→ Task brief:
Pictures in the data below are not part of the copy; transcribe everything else exactly.

→ Given information:
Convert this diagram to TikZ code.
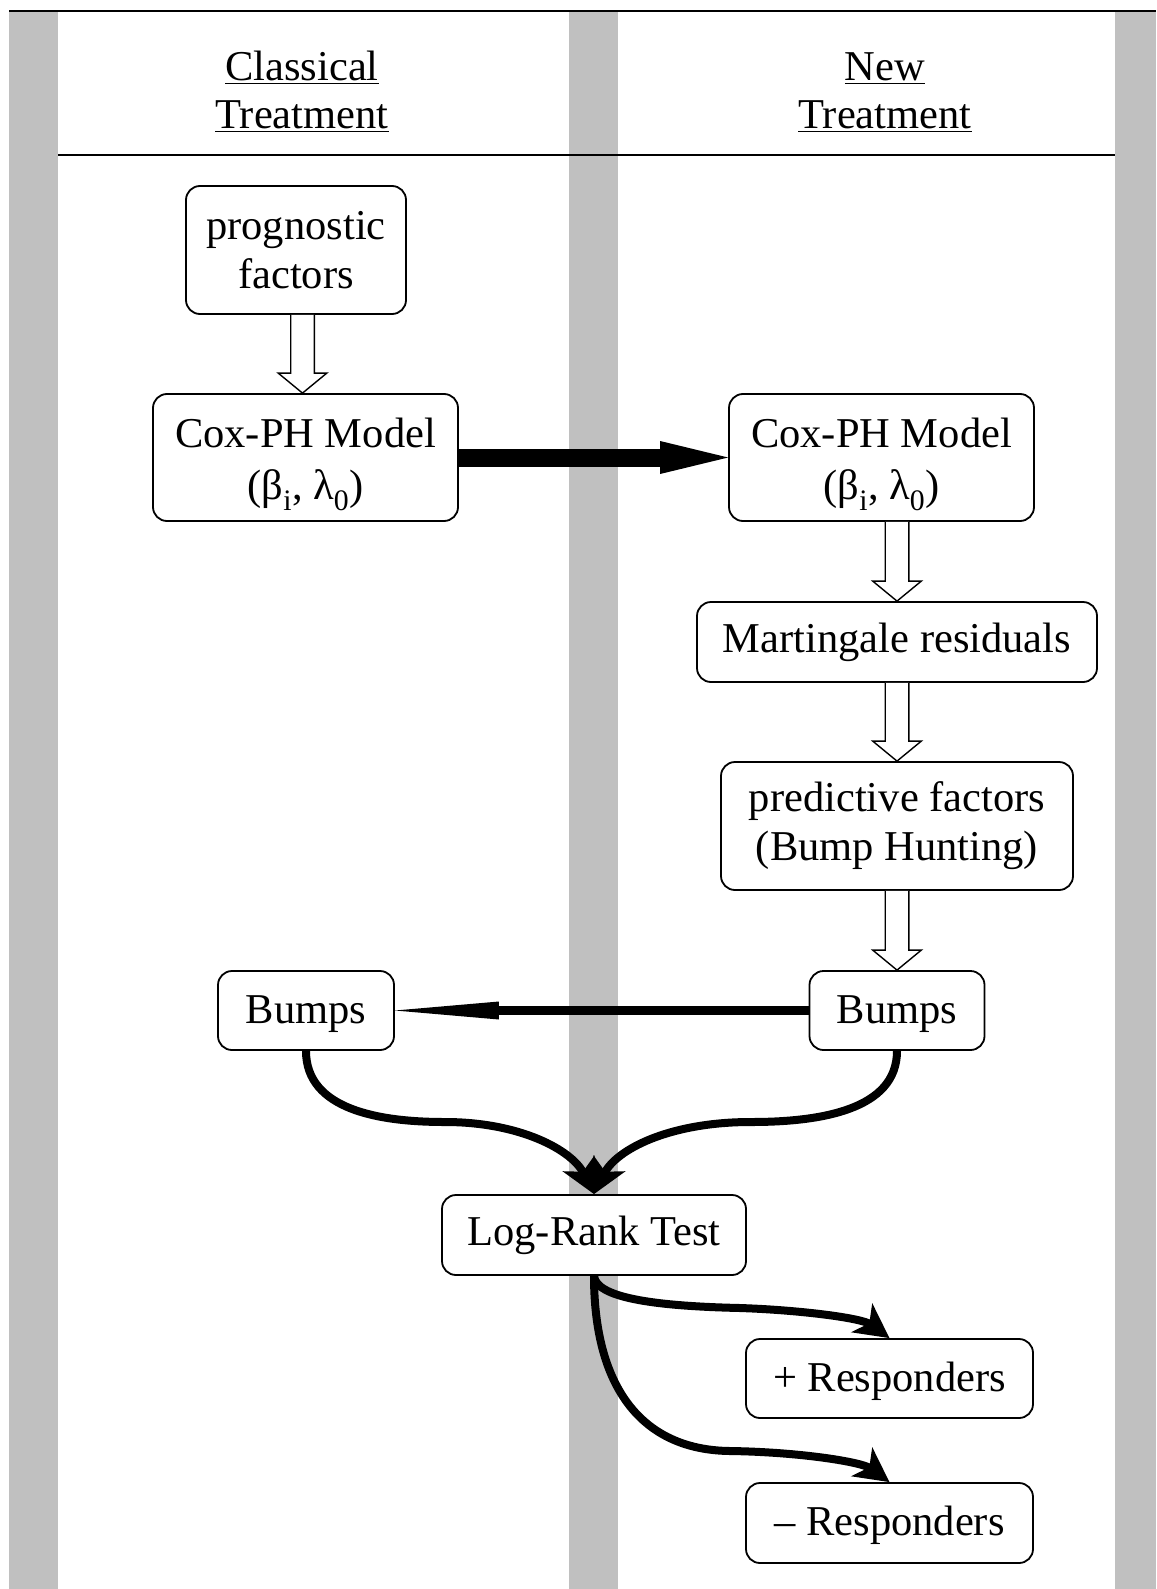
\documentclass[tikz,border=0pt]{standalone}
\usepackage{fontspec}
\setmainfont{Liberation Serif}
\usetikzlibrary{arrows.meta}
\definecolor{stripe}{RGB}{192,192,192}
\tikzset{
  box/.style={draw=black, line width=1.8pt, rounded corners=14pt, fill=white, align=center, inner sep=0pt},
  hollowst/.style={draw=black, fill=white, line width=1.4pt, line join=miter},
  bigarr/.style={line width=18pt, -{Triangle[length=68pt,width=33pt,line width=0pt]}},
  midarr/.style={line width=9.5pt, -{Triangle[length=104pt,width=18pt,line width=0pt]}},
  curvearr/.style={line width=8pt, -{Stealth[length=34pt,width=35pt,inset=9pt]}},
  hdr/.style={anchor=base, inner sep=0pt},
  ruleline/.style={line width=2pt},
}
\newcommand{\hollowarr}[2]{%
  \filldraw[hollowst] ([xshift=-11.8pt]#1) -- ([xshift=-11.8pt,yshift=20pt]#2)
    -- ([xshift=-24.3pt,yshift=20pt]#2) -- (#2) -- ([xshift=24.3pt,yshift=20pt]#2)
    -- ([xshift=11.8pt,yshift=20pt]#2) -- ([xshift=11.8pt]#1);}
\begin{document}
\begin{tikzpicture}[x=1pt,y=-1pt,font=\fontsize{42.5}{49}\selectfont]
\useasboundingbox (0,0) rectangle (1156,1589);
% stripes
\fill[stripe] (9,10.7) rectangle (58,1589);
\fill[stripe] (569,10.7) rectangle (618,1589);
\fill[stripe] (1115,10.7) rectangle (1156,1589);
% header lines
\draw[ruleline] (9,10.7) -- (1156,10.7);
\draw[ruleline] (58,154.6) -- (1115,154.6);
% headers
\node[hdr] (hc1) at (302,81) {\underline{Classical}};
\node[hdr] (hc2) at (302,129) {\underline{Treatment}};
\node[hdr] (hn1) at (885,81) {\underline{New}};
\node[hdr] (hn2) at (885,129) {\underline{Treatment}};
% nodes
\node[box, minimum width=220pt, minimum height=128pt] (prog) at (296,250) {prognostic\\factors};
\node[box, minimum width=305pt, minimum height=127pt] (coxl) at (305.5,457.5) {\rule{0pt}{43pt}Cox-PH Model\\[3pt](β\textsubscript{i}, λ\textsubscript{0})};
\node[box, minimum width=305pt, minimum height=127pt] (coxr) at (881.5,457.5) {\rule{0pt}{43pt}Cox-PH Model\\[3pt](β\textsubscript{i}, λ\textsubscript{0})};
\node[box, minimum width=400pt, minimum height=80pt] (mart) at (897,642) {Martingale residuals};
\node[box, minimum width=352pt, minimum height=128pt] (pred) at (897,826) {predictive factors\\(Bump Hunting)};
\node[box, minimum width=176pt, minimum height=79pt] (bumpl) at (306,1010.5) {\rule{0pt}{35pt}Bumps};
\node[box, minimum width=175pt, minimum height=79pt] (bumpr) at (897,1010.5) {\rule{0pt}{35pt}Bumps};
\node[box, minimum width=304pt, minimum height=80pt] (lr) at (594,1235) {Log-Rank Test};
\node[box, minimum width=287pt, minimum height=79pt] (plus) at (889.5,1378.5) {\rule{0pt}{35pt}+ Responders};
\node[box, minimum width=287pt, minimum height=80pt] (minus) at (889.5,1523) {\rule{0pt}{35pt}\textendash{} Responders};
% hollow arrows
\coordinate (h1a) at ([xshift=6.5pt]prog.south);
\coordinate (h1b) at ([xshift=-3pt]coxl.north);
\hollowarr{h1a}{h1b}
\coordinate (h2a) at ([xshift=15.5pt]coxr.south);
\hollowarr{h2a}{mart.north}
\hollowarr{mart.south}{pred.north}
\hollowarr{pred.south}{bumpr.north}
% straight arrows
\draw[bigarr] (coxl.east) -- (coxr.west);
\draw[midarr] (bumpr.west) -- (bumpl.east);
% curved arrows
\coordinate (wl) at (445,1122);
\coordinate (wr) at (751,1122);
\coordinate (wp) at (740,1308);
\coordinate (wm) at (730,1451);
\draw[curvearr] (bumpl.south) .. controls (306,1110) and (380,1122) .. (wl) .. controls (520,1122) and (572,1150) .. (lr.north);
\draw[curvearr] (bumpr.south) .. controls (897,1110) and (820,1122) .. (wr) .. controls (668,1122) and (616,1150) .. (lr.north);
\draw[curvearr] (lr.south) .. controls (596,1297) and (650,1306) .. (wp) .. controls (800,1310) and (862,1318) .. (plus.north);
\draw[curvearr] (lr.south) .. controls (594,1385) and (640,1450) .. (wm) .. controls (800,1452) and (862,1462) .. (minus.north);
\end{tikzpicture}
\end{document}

→ Written answer:
Convert this diagram to TikZ code.
\documentclass[tikz,border=0pt]{standalone}
\usepackage{fontspec}
\setmainfont{Liberation Serif}
\usetikzlibrary{arrows.meta}
\definecolor{stripe}{RGB}{192,192,192}
\tikzset{
  box/.style={draw=black, line width=1.8pt, rounded corners=14pt, fill=white, align=center, inner sep=0pt},
  hollowst/.style={draw=black, fill=white, line width=1.4pt, line join=miter},
  bigarr/.style={line width=18pt, -{Triangle[length=68pt,width=33pt,line width=0pt]}},
  midarr/.style={line width=9.5pt, -{Triangle[length=104pt,width=18pt,line width=0pt]}},
  curvearr/.style={line width=8pt, -{Stealth[length=34pt,width=35pt,inset=9pt]}},
  hdr/.style={anchor=base, inner sep=0pt},
  ruleline/.style={line width=2pt},
}
\newcommand{\hollowarr}[2]{%
  \filldraw[hollowst] ([xshift=-11.8pt]#1) -- ([xshift=-11.8pt,yshift=20pt]#2)
    -- ([xshift=-24.3pt,yshift=20pt]#2) -- (#2) -- ([xshift=24.3pt,yshift=20pt]#2)
    -- ([xshift=11.8pt,yshift=20pt]#2) -- ([xshift=11.8pt]#1);}
\begin{document}
\begin{tikzpicture}[x=1pt,y=-1pt,font=\fontsize{42.5}{49}\selectfont]
\useasboundingbox (0,0) rectangle (1156,1589);
% stripes
\fill[stripe] (9,10.7) rectangle (58,1589);
\fill[stripe] (569,10.7) rectangle (618,1589);
\fill[stripe] (1115,10.7) rectangle (1156,1589);
% header lines
\draw[ruleline] (9,10.7) -- (1156,10.7);
\draw[ruleline] (58,154.6) -- (1115,154.6);
% headers
\node[hdr] (hc1) at (302,81) {\underline{Classical}};
\node[hdr] (hc2) at (302,129) {\underline{Treatment}};
\node[hdr] (hn1) at (885,81) {\underline{New}};
\node[hdr] (hn2) at (885,129) {\underline{Treatment}};
% nodes
\node[box, minimum width=220pt, minimum height=128pt] (prog) at (296,250) {prognostic\\factors};
\node[box, minimum width=305pt, minimum height=127pt] (coxl) at (305.5,457.5) {\rule{0pt}{43pt}Cox-PH Model\\[3pt](β\textsubscript{i}, λ\textsubscript{0})};
\node[box, minimum width=305pt, minimum height=127pt] (coxr) at (881.5,457.5) {\rule{0pt}{43pt}Cox-PH Model\\[3pt](β\textsubscript{i}, λ\textsubscript{0})};
\node[box, minimum width=400pt, minimum height=80pt] (mart) at (897,642) {Martingale residuals};
\node[box, minimum width=352pt, minimum height=128pt] (pred) at (897,826) {predictive factors\\(Bump Hunting)};
\node[box, minimum width=176pt, minimum height=79pt] (bumpl) at (306,1010.5) {\rule{0pt}{35pt}Bumps};
\node[box, minimum width=175pt, minimum height=79pt] (bumpr) at (897,1010.5) {\rule{0pt}{35pt}Bumps};
\node[box, minimum width=304pt, minimum height=80pt] (lr) at (594,1235) {Log-Rank Test};
\node[box, minimum width=287pt, minimum height=79pt] (plus) at (889.5,1378.5) {\rule{0pt}{35pt}+ Responders};
\node[box, minimum width=287pt, minimum height=80pt] (minus) at (889.5,1523) {\rule{0pt}{35pt}\textendash{} Responders};
% hollow arrows
\coordinate (h1a) at ([xshift=6.5pt]prog.south);
\coordinate (h1b) at ([xshift=-3pt]coxl.north);
\hollowarr{h1a}{h1b}
\coordinate (h2a) at ([xshift=15.5pt]coxr.south);
\hollowarr{h2a}{mart.north}
\hollowarr{mart.south}{pred.north}
\hollowarr{pred.south}{bumpr.north}
% straight arrows
\draw[bigarr] (coxl.east) -- (coxr.west);
\draw[midarr] (bumpr.west) -- (bumpl.east);
% curved arrows
\coordinate (wl) at (445,1122);
\coordinate (wr) at (751,1122);
\coordinate (wp) at (740,1308);
\coordinate (wm) at (730,1451);
\draw[curvearr] (bumpl.south) .. controls (306,1110) and (380,1122) .. (wl) .. controls (520,1122) and (572,1150) .. (lr.north);
\draw[curvearr] (bumpr.south) .. controls (897,1110) and (820,1122) .. (wr) .. controls (668,1122) and (616,1150) .. (lr.north);
\draw[curvearr] (lr.south) .. controls (596,1297) and (650,1306) .. (wp) .. controls (800,1310) and (862,1318) .. (plus.north);
\draw[curvearr] (lr.south) .. controls (594,1385) and (640,1450) .. (wm) .. controls (800,1452) and (862,1462) .. (minus.north);
\end{tikzpicture}
\end{document}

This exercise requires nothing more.